Where compensation is awarded to an employee or his dependents the employer or carrier has no right of action against a third party except as such rights are based upon subrogation or assignment of the cause of action against such third party. In such case if the injured workman has brought an action against a third party, an adjudication in that action effectively binds the employer and carrier, though not parties to the action. They must pay the compensation provided by the statute in excess of any recovery by the plaintiff in that action, and no cause of action remains against the third party to which they are entitled by subrogation or assignment. Only where an award is paid to the State Treasurer because of "injury causing death, in which there are no persons entitled to compensation" does such payment operate to give to the employer or carrier a cause of action inaddition to the cause of action of the legal representatives of the deceased. If in such case there are no dependents, the employer or carrier must make the payment required by the statute regardless of the outcome of the action brought by the representatives of the deceased. There it may be argued that the employer or carrier has no connection with the plaintiff in the action and is not bound by any adjudication. The argument fails where there are dependents. Then the adjudication does bind the employer and carrier, though not parties to the action. If it results in a judgment in favor of the third party or a recovery against him which affords a dependent less compensation than is provided by the statute, then the employer or carrier remains liable for the excess and the statute does not create any cause of action in his favor. If it results in a judgment which does provide full compensation to all dependents, then the employer or carrier comes under an obligation to pay $1,000 to the State Treasurer and may resort to a cause of action, against the third person, created by the Legislature in order to provide indemnification for such payment. *Page 312

The Legislature has made the amount of recovery in an action brought by an injured workman or his dependents against a third party the measure of the employer's obligation to pay compensation; the recovery in the action against a third person, enuring to the benefit of the dependents of a deceased employee, is made the basis of an obligation imposed by statute upon others who were not parties to the action, and the same statute creates a right of action for indemnity in their favor against the defendant in the original action.
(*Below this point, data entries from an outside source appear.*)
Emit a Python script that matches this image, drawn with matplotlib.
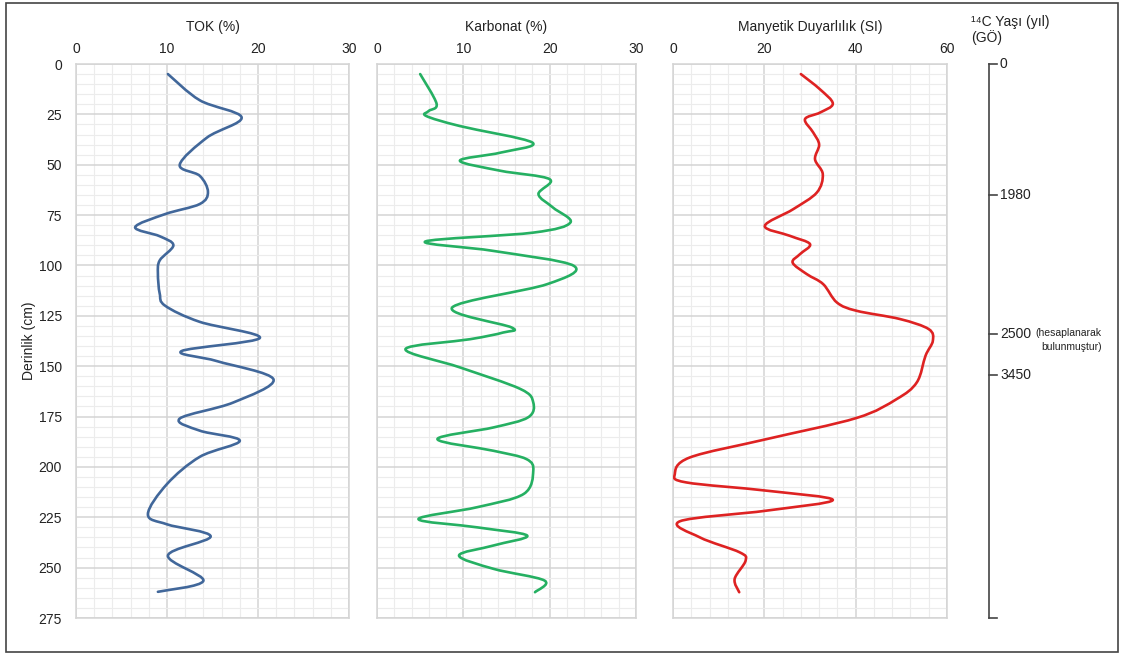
import numpy as np
import matplotlib
matplotlib.use('Agg')
import matplotlib.pyplot as plt
from matplotlib.path import Path
from matplotlib.patches import PathPatch, Rectangle

plt.rcParams['font.family'] = ['Liberation Sans', 'DejaVu Sans']

# TOK (%)
tok_depth = [5, 18, 26.5, 36.5, 50, 55.5, 63.5, 69.5, 74.5, 81, 85.5, 90, 97.5, 104, 114, 120,
             128, 136, 142.5, 147.5, 156.5, 168, 176, 182, 187, 195, 208.5, 223.5, 228.5, 234.5,
             244, 256.5, 262]
tok = [10.1, 13.6, 18.2, 14.4, 11.4, 13.6, 14.5, 13.6, 9.8, 6.5, 9.2, 10.7, 9.2, 9.0, 9.2, 9.8,
       13.6, 20.2, 11.6, 15.5, 21.7, 17.3, 11.4, 13.6, 18.0, 13.6, 10.0, 7.9, 10.0, 14.8,
       10.1, 14.0, 9.0]

# Karbonat (%)
karb_depth = [5, 19.7, 23.3, 25.8, 30.8, 39, 44, 48, 53, 57.2, 64.6, 71.3, 78.7, 83.7, 88.1,
              92.8, 100.2, 109.3, 120.9, 130.8, 133.3, 136.6, 141.5, 150.6, 161.3, 168,
              175.4, 180.4, 186.2, 192, 196.1, 202, 213.4, 220, 225.9, 230, 234.1, 239, 244,
              250.6, 256.4, 262.2]
karb = [5.0, 6.9, 6.0, 5.7, 9.6, 18.0, 14.3, 9.6, 14.3, 20.0, 18.7, 20.4, 22.4, 18.1, 5.6,
        13.5, 22.8, 19.7, 8.7, 15.6, 14.6, 10.8, 3.3, 9.6, 16.6, 18.1,
        17.5, 13.5, 7.0, 13.5, 17.3, 18.1, 17.0, 11.6, 4.8, 11.6, 17.4, 13.5, 9.5,
        13.5, 19.4, 18.3]

# Manyetik Duyarlilik (SI)
md_depth = [5, 12.6, 19.7, 24.1, 27.4, 34, 40, 47.3, 54.7, 63.8, 72.1, 80.4, 85.3, 89.4, 94.4,
            98.6, 104.3, 109.3, 118.4, 122.5, 126.6, 131.6, 137.4, 144.8, 158, 166.3, 175.7,
            186.2, 195.3, 203.5, 207.7, 211.8, 216.4, 221.7, 227, 235, 242.4, 246.5, 255.6, 262.2]
md = [28.0, 32.2, 35.0, 32.2, 28.9, 30.7, 32.0, 31.1, 32.8, 31.5, 26.3, 20.1, 25.6, 30.0, 27.8,
      26.2, 29.3, 32.9, 35.9, 40.2, 49.7, 56.0, 56.9, 55.3, 53.4, 49.0, 40.2,
      20.5, 3.7, 0.4, 2.9, 20.5, 35.0, 20.5, 1.5, 5.9, 14.6, 15.9, 13.5, 14.5]

# 14C ages
age_depth = [0, 65, 134, 154.5]
age_labels = ['0', '1980', '2500', '3450']

W, H = 1122, 657
FS = 10
fig = plt.figure(figsize=(W / 100, H / 100), dpi=100)


def smooth_line(ax, x, y, color):
    # smoothed line (Catmull-Rom as bezier) like the spreadsheet's smooth line
    p = np.column_stack([x, y]).astype(float)
    verts = [p[0]]
    codes = [Path.MOVETO]
    n = len(p)
    for i in range(n - 1):
        p0 = p[i - 1] if i > 0 else p[i]
        p3 = p[i + 2] if i + 2 < n else p[i + 1]
        c1 = p[i] + (p[i + 1] - p0) / 6
        c2 = p[i + 1] - (p3 - p[i]) / 6
        verts += [c1, c2, p[i + 1]]
        codes += [Path.CURVE4] * 3
    patch = PathPatch(Path(verts, codes), fill=False, edgecolor=color, lw=1.9,
                      capstyle='round', joinstyle='round', zorder=3)
    ax.add_patch(patch)


def panel(left, right, xmax, major, minor, title):
    ax = fig.add_axes([left / W, 1 - 618 / H, (right - left) / W, (618 - 64) / H])
    ax.set_xlim(0, xmax)
    ax.set_ylim(275, 0)
    ax.set_xticks(np.arange(0, xmax + 1, major))
    ax.set_xticks(np.arange(0, xmax + 1, minor), minor=True)
    ax.set_yticks(np.arange(0, 276, 25))
    ax.set_yticks(np.arange(0, 276, 5), minor=True)
    ax.grid(which='major', color='#d4d4d4', lw=1.1)
    ax.grid(which='minor', color='#ececec', lw=0.8)
    ax.set_axisbelow(True)
    ax.xaxis.tick_top()
    ax.tick_params(which='both', length=0, labelsize=FS, colors='#222222')
    ax.tick_params(axis='x', pad=6)
    ax.tick_params(axis='y', pad=10)
    for s in ax.spines.values():
        s.set_color('#d4d4d4')
        s.set_linewidth(1.1)
    ax.set_title(title, fontsize=FS, pad=24, color='#222222')
    return ax


ax1 = panel(76, 349, 30, 10, 2, 'TOK (%)')
smooth_line(ax1, tok, tok_depth, '#41679a')
ax1.set_ylabel('Derinlik (cm)', fontsize=FS, labelpad=2, color='#222222')

ax2 = panel(377, 636, 30, 10, 2, 'Karbonat (%)')
ax2.tick_params(axis='y', labelleft=False)
smooth_line(ax2, karb, karb_depth, '#25b062')

ax3 = panel(673, 947, 60, 20, 4, 'Manyetik Duyarlılık (SI)')
ax3.tick_params(axis='y', labelleft=False)
smooth_line(ax3, md, md_depth, '#de2222')

# age axis (x units = pixels right of the line)
ax4 = fig.add_axes([989 / W, 1 - 618 / H, 120 / W, (618 - 64) / H])
ax4.set_xlim(0, 120)
ax4.set_ylim(275, 0)
ax4.axis('off')
ax4.plot([0, 0], [0, 275], color='#444444', lw=1.2, clip_on=False)
for d, lab in zip(age_depth + [275], age_labels + ['']):
    ax4.plot([0, 8], [d, d], color='#444444', lw=1.2, clip_on=False)
    if lab:
        ax4.text(11, d, lab, fontsize=FS, va='center', ha='left', color='#222222')
ax4.text(46, age_depth[2] - 0.5, '(hesaplanarak', fontsize=7.5, va='center', ha='left', color='#222222')
ax4.text(113, age_depth[2] + 6.5, 'bulunmuştur)', fontsize=7.5, va='center', ha='right',
         color='#222222', clip_on=False)

fig.text(971 / W, 1 - 22 / H, '¹⁴C Yaşı (yıl)', fontsize=FS, ha='left', va='center', color='#222222')
fig.text(971 / W, 1 - 38 / H, '(GÖ)', fontsize=FS, ha='left', va='center', color='#222222')

# outer frame
fig.patches.append(Rectangle((6 / W, 1 - 652 / H), (1118 - 6) / W, (652 - 3) / H,
                             transform=fig.transFigure, fill=False, edgecolor='#444444', lw=1.2))

fig.savefig('out.png', dpi=100)
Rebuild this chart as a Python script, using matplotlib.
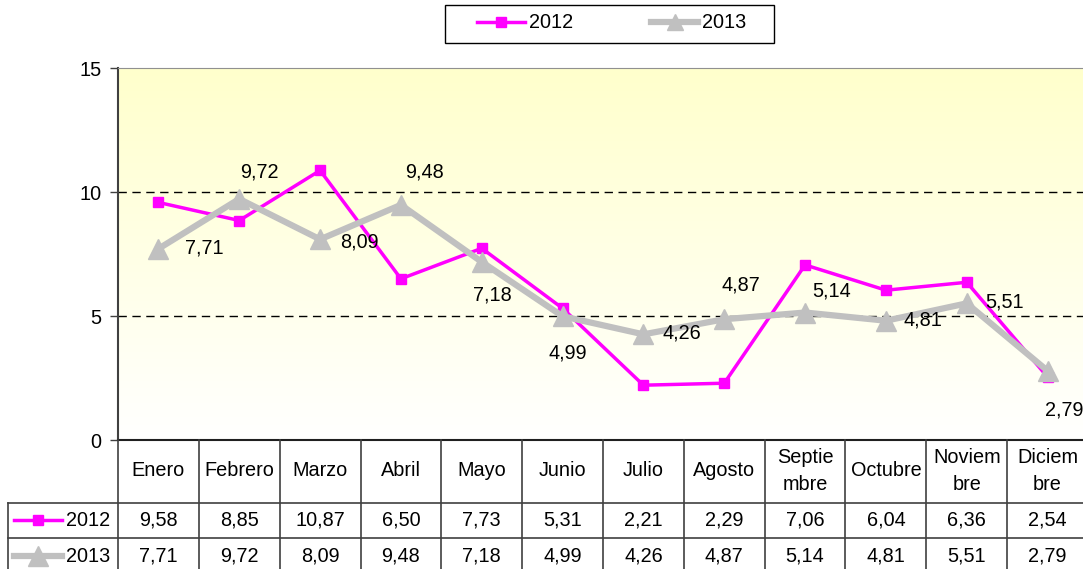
import numpy as np
import matplotlib
matplotlib.use('Agg')
import matplotlib.pyplot as plt
from matplotlib.lines import Line2D
from matplotlib.patches import Rectangle
from matplotlib.transforms import blended_transform_factory

plt.rcParams['font.family'] = ['Liberation Sans', 'DejaVu Sans']

meses = ['Enero', 'Febrero', 'Marzo', 'Abril', 'Mayo', 'Junio', 'Julio',
         'Agosto', 'Septie\nmbre', 'Octubre', 'Noviem\nbre', 'Diciem\nbre']
v2012 = [9.58, 8.85, 10.87, 6.50, 7.73, 5.31, 2.21, 2.29, 7.06, 6.04, 6.36, 2.54]
v2013 = [7.71, 9.72, 8.09, 9.48, 7.18, 4.99, 4.26, 4.87, 5.14, 4.81, 5.51, 2.79]
series = ['2012', '2013']

# label offsets (pixels) for the 2013 data labels
lab_off = [(46, 1), (20, 27), (39, -3), (24, 33), (11, -33), (5, -37),
           (38, 1), (17, 34), (27, 22), (37, 1), (38, 1), (17, -39)]

W, H = 1083, 569
FS = 14.3
mag = '#FF00FF'
gris = '#C0C0C0'

fig = plt.figure(figsize=(W / 100, H / 100), dpi=100)

def fy(py):
    return 1 - py / H

def fx(px):
    return px / W

x0, x1 = 118, 1088
ytop, ybot = 68, 440
ax = fig.add_axes([fx(x0), fy(ybot), (x1 - x0) / W, (ybot - ytop) / H])

# yellow to white gradient behind the plot
grad = np.linspace(0, 1, 256).reshape(-1, 1)
top = np.array([1.0, 1.0, 0.80])
bot = np.array([1.0, 1.0, 1.0])
img = top[None, None, :] * (1 - grad[:, :, None]) + bot[None, None, :] * grad[:, :, None]
ax.imshow(img, extent=[-0.5, 11.5, 0, 15], aspect='auto', zorder=0, origin='upper')
ax.set_xlim(-0.5, 11.5)
ax.set_ylim(0, 15)

for yv in [5, 10]:
    ax.axhline(yv, color='black', lw=1, ls=(0, (6, 4)), zorder=1)

x = np.arange(len(meses))
ax.plot(x, v2012, color=mag, lw=2.5, marker='s', ms=7, zorder=3)
ax.plot(x, v2013, color=gris, lw=4.5, marker='^', ms=14, zorder=4)

for i, v in enumerate(v2013):
    ax.annotate(('%.2f' % v).replace('.', ','), (x[i], v), xytext=lab_off[i],
                textcoords='offset pixels', ha='center', va='center',
                fontsize=FS, zorder=5)

ax.set_yticks([0, 5, 10, 15])
ax.set_yticklabels(['0', '5', '10', '15'], fontsize=FS)
ax.tick_params(axis='y', length=6, width=1, color='#404040', pad=6)
ax.set_xticks([])
ax.spines['right'].set_visible(False)
ax.spines['top'].set_color('#909090')
ax.spines['left'].set_color('#404040')
ax.spines['bottom'].set_color('#202020')
ax.spines['left'].set_linewidth(1.5)
ax.spines['bottom'].set_linewidth(1.5)

# data table under the axis
tr = blended_transform_factory(ax.transData, fig.transFigure)
lc = '#404040'
ybottom = 575
for b in np.arange(-0.5, 12.5, 1):
    fig.add_artist(Line2D([b, b], [fy(ybot), fy(ybottom)], transform=tr,
                          color=lc, lw=1.2, clip_on=False))
for yl in [503, 538]:
    fig.add_artist(Line2D([fx(8), 1.01], [fy(yl), fy(yl)], color=lc, lw=1.2))
fig.add_artist(Line2D([fx(8), fx(8)], [fy(503), fy(ybottom)], color=lc, lw=1.2))

for i, m in enumerate(meses):
    fig.text(x[i], fy(471), m, transform=tr, ha='center', va='center',
             fontsize=FS, linespacing=1.5)
for row, vals in zip([520, 556], [v2012, v2013]):
    for i, v in enumerate(vals):
        fig.text(x[i], fy(row), ('%.2f' % v).replace('.', ','), transform=tr,
                 ha='center', va='center', fontsize=FS)

# legend keys inside the table
for row, col, lw, mk, ms, name in [(520, mag, 2.5, 's', 7, series[0]),
                                   (556, gris, 4.5, '^', 14, series[1])]:
    fig.add_artist(Line2D([fx(14), fx(62)], [fy(row), fy(row)], color=col, lw=lw))
    fig.add_artist(Line2D([fx(38)], [fy(row)], color=col, marker=mk, ms=ms, lw=0))
    fig.text(fx(66), fy(row), name, ha='left', va='center', fontsize=FS)

# legend at the top, with its own box
fig.add_artist(Rectangle((fx(445), fy(43)), fx(774 - 445), (43 - 5) / H,
                         transform=fig.transFigure, fill=False,
                         edgecolor='black', lw=1))
handles = [Line2D([], [], color=mag, lw=2.5, marker='s', ms=7),
           Line2D([], [], color=gris, lw=4.5, marker='^', ms=12)]
fig.legend(handles, series, loc='center', ncol=2,
           bbox_to_anchor=(fx(612), fy(23)), fontsize=FS, frameon=False,
           handlelength=2.4, handletextpad=0.2, columnspacing=3.9,
           borderpad=0, borderaxespad=0)

fig.savefig('out.png', dpi=100)
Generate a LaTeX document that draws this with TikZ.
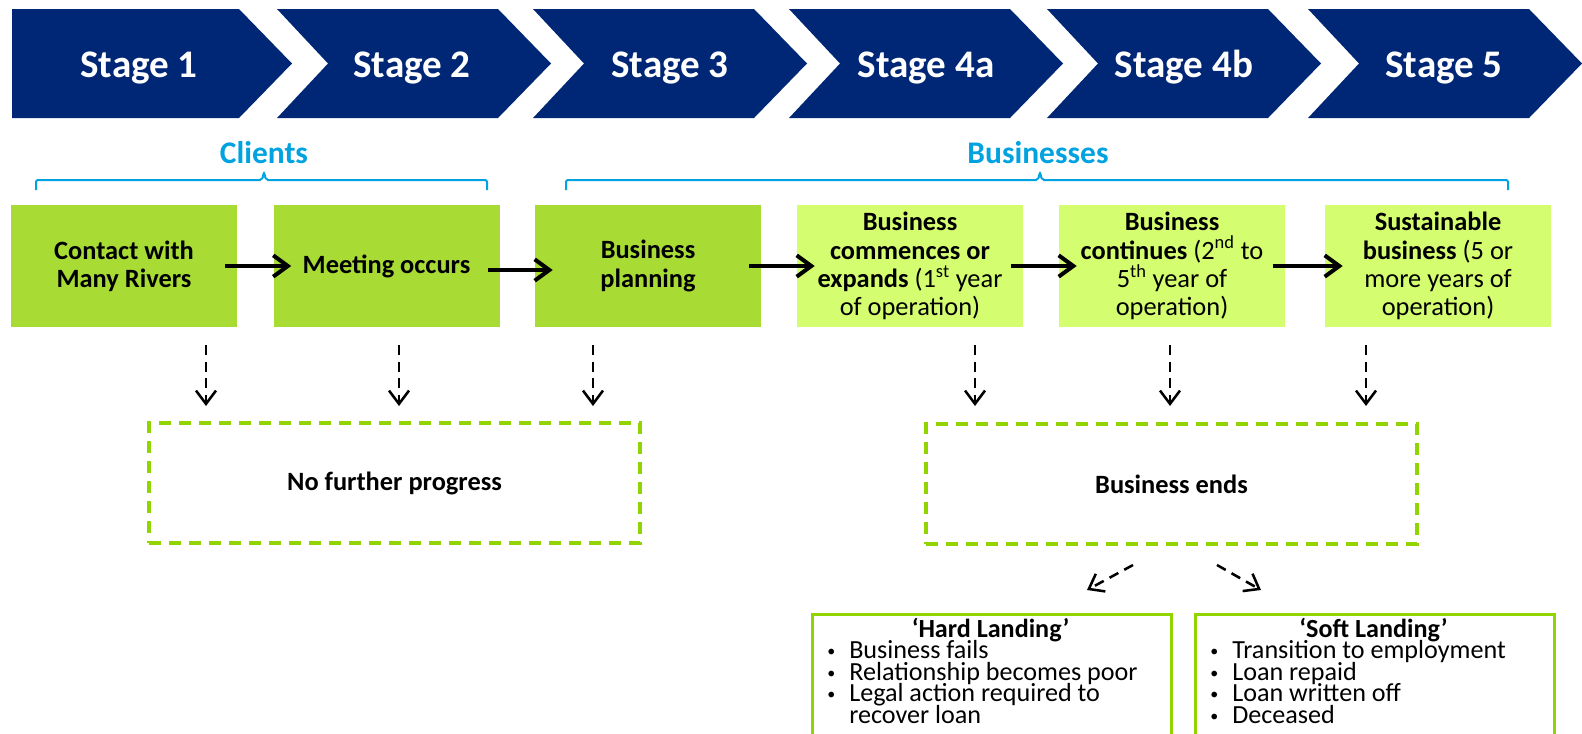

The Legislature could hardly have intended that the right of the dependents to recover in the original action should be litigated again in the action brought for indemnity by those obligated to pay as a result of therecovery in the original action. The defendant has had full opportunity to litigate the issue of its responsibility for the death of the workman in the action brought by the representatives of the deceased. It cannot maintain that a judgment against it in that action is not in accordance with due process of law merely because it results in the imposition of a penalty as well as damages since a judgment in its favor would have been a conclusive adjudication that no penalty could be collected. The only questions that remain open in this action relate to the proceedings against the plaintiff for an award.

The judgment should be affirmed, with costs.